**Dataset section:**
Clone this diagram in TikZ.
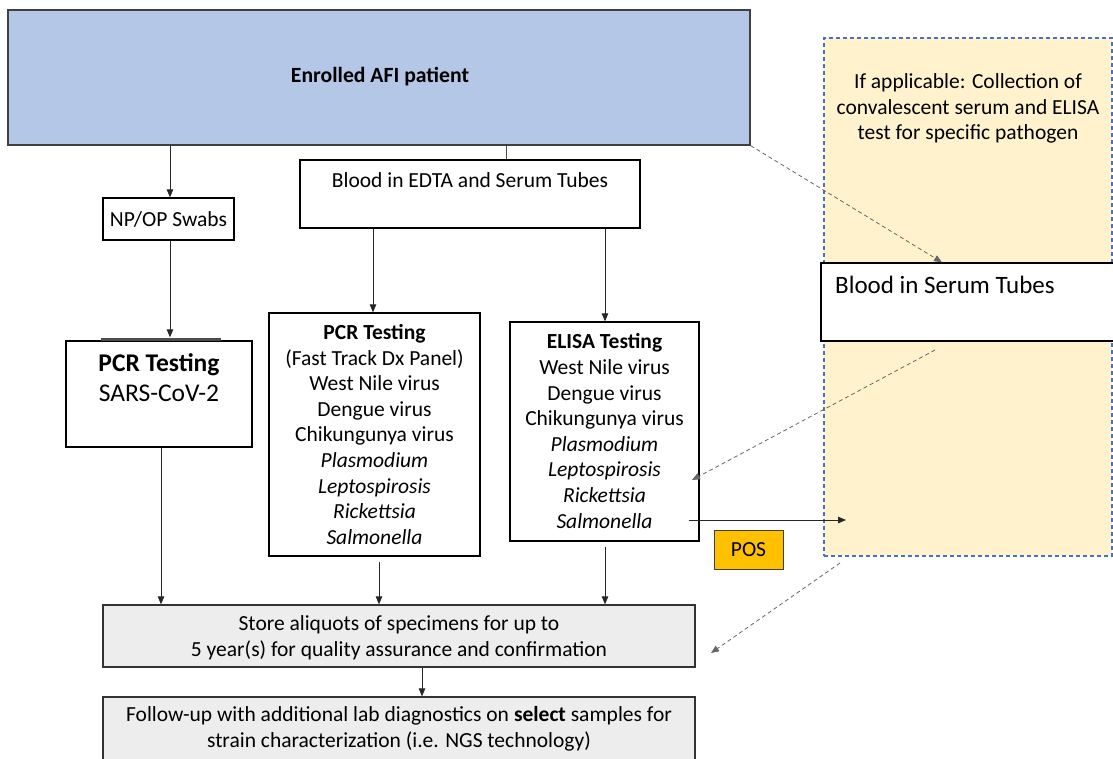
\documentclass[tikz,border=0pt]{standalone}
\usepackage{fontspec}
\setmainfont{Carlito}
\usetikzlibrary{arrows.meta}
\definecolor{blueF}{HTML}{B4C7E7}
\definecolor{yellowF}{HTML}{FFF2CC}
\definecolor{dashblue}{HTML}{4472C4}
\definecolor{grayF}{HTML}{EDEDED}
\definecolor{posF}{HTML}{FFC000}
\begin{document}
\begin{tikzpicture}[x=1pt,y=-1pt,
  box/.style={draw=black, line width=1.3pt, inner sep=0pt},
  txt/.style={font=\fontsize{21.5}{25.6}\selectfont, align=center, inner sep=0pt},
  bigtxt/.style={font=\fontsize{25.5}{30}\selectfont, align=center, inner sep=0pt},
  conn/.style={draw=black!85, line width=0.8pt, -{Triangle[length=8pt,width=6.5pt]}},
  plain/.style={draw=black!70, line width=0.8pt},
  dconn/.style={draw=black!60, line width=0.8pt, dash pattern=on 4pt off 3pt, -{Triangle[length=8pt,width=6.5pt]}}
]
\useasboundingbox (0,0) rectangle (1113,758);

% convalescent (dashed yellow) box
\node[draw=dashblue, fill=yellowF, line width=1.2pt, dash pattern=on 4pt off 3pt,
      minimum width=288, minimum height=518, inner sep=0pt] (conv) at (968,297) {};
\node[txt] (convt) at (968,108.5) {If applicable: Collection of\\convalescent serum and ELISA\\test for specific pathogen};

% top box
\node[box, draw=black!75, fill=blueF, minimum width=742, minimum height=135] (afi) at (379,77.5) {};
\node[txt, font=\fontsize{21.7}{25}\selectfont\bfseries] (afit) at (380,77) {Enrolled AFI patient};

% blood EDTA
\node[box, fill=white, minimum width=340, minimum height=68] (edta) at (470,194) {};
\node[txt] (edtat) at (470,180) {Blood in EDTA and Serum Tubes};

% NP/OP swabs
\node[box, fill=white, minimum width=131, minimum height=42] (np) at (168.5,219) {};
\node[txt] (npt) at (168.5,219) {NP/OP Swabs};

% SARS PCR
\node[box, fill=white, minimum width=186, minimum height=106] (sars) at (159,394) {};
\draw[line width=2.6pt, black!70] (101,339.3) -- (221,339.3);
\node[bigtxt] (sarst) at (159,378) {\textbf{PCR Testing}\\SARS-CoV-2};

% PCR panel
\node[box, fill=white, minimum width=211, minimum height=243] (pcr) at (374.5,434.5) {};
\node[txt] (pcrt) at (374.5,434.5) {\textbf{PCR Testing}\\(Fast Track Dx Panel)\\West Nile virus\\Dengue virus\\Chikungunya virus\\\textit{Plasmodium}\\\textit{Leptospirosis}\\\textit{Rickettsia}\\\textit{Salmonella}};

% ELISA panel
\node[box, fill=white, minimum width=189, minimum height=219] (elisa) at (604.5,431.5) {};
\node[txt] (elisat) at (604.5,431) {\textbf{ELISA Testing}\\West Nile virus\\Dengue virus\\Chikungunya virus\\\textit{Plasmodium}\\\textit{Leptospirosis}\\\textit{Rickettsia}\\\textit{Salmonella}};

% Blood in serum tubes
\node[box, fill=white, minimum width=294, minimum height=78] (serum) at (968,302) {};
\node[inner sep=0pt, anchor=west, font=\fontsize{25}{30}\selectfont] (serumt) at (835,284.5) {Blood in Serum Tubes};

% POS
\node[box, draw=black!75, line width=1pt, fill=posF, minimum width=69, minimum height=39] (pos) at (748.5,549.5) {};
\node[txt] (post) at (748.5,549.5) {POS};

% store
\node[box, draw=black!80, fill=grayF, minimum width=592, minimum height=62] (store) at (399,636) {};
\node[txt] (storet) at (399,637.5) {Store aliquots of specimens for up to\\5 year(s) for quality assurance and confirmation};

% follow-up
\node[box, draw=black!80, fill=grayF, minimum width=592, minimum height=64] (follow) at (399,729) {};
\node[txt] (followt) at (399,729) {Follow-up with additional lab diagnostics on \textbf{select} samples for\\strain characterization (i.e. NGS technology)};

% free ends
\coordinate (d2s) at (935,350);
\coordinate (d2e) at (692,480);
\coordinate (p1s) at (689,520);
\coordinate (p1e) at (846,520);
\coordinate (d3s) at (840,563);
\coordinate (d3e) at (711,653);

% connectors
\draw[plain] ([xshift=127pt]afi.south) -- ([xshift=36pt]edta.north);
\draw[conn] ([xshift=-209pt]afi.south) -- ([xshift=1.5pt]np.north);
\draw[conn] ([xshift=1.5pt]np.south) -- ([xshift=11pt,yshift=3pt]sars.north);
\draw[conn] ([xshift=-97pt]edta.south) -- ([xshift=-1.5pt]pcr.north);
\draw[conn] ([xshift=135pt]edta.south) -- ([xshift=0.5pt]elisa.north);
\draw[conn] ([xshift=2pt]sars.south) -- ([xshift=-238pt]store.north);
\draw[conn] ([xshift=4.5pt,yshift=-5pt]pcr.south) -- ([xshift=-20pt]store.north);
\draw[conn] ([xshift=0.5pt,yshift=-5pt]elisa.south) -- ([xshift=206pt]store.north);
\draw[conn] ([xshift=23pt]store.south) -- ([xshift=23pt]follow.north);
\draw[dconn] (afi.south east) -- ([xshift=-26pt]serum.north);
\draw[dconn] (d2s) -- (d2e);
\draw[conn] (p1s) -- (p1e);
\draw[dconn] (d3s) -- (d3e);
\end{tikzpicture}
\end{document}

**Given request:** Repeat only the lines between the start of the data and the line with "(0,0) rectangle (1113,758);", including those two lines, and skip the pictures.

**Answer:**
Clone this diagram in TikZ.
\documentclass[tikz,border=0pt]{standalone}
\usepackage{fontspec}
\setmainfont{Carlito}
\usetikzlibrary{arrows.meta}
\definecolor{blueF}{HTML}{B4C7E7}
\definecolor{yellowF}{HTML}{FFF2CC}
\definecolor{dashblue}{HTML}{4472C4}
\definecolor{grayF}{HTML}{EDEDED}
\definecolor{posF}{HTML}{FFC000}
\begin{document}
\begin{tikzpicture}[x=1pt,y=-1pt,
  box/.style={draw=black, line width=1.3pt, inner sep=0pt},
  txt/.style={font=\fontsize{21.5}{25.6}\selectfont, align=center, inner sep=0pt},
  bigtxt/.style={font=\fontsize{25.5}{30}\selectfont, align=center, inner sep=0pt},
  conn/.style={draw=black!85, line width=0.8pt, -{Triangle[length=8pt,width=6.5pt]}},
  plain/.style={draw=black!70, line width=0.8pt},
  dconn/.style={draw=black!60, line width=0.8pt, dash pattern=on 4pt off 3pt, -{Triangle[length=8pt,width=6.5pt]}}
]
\useasboundingbox (0,0) rectangle (1113,758);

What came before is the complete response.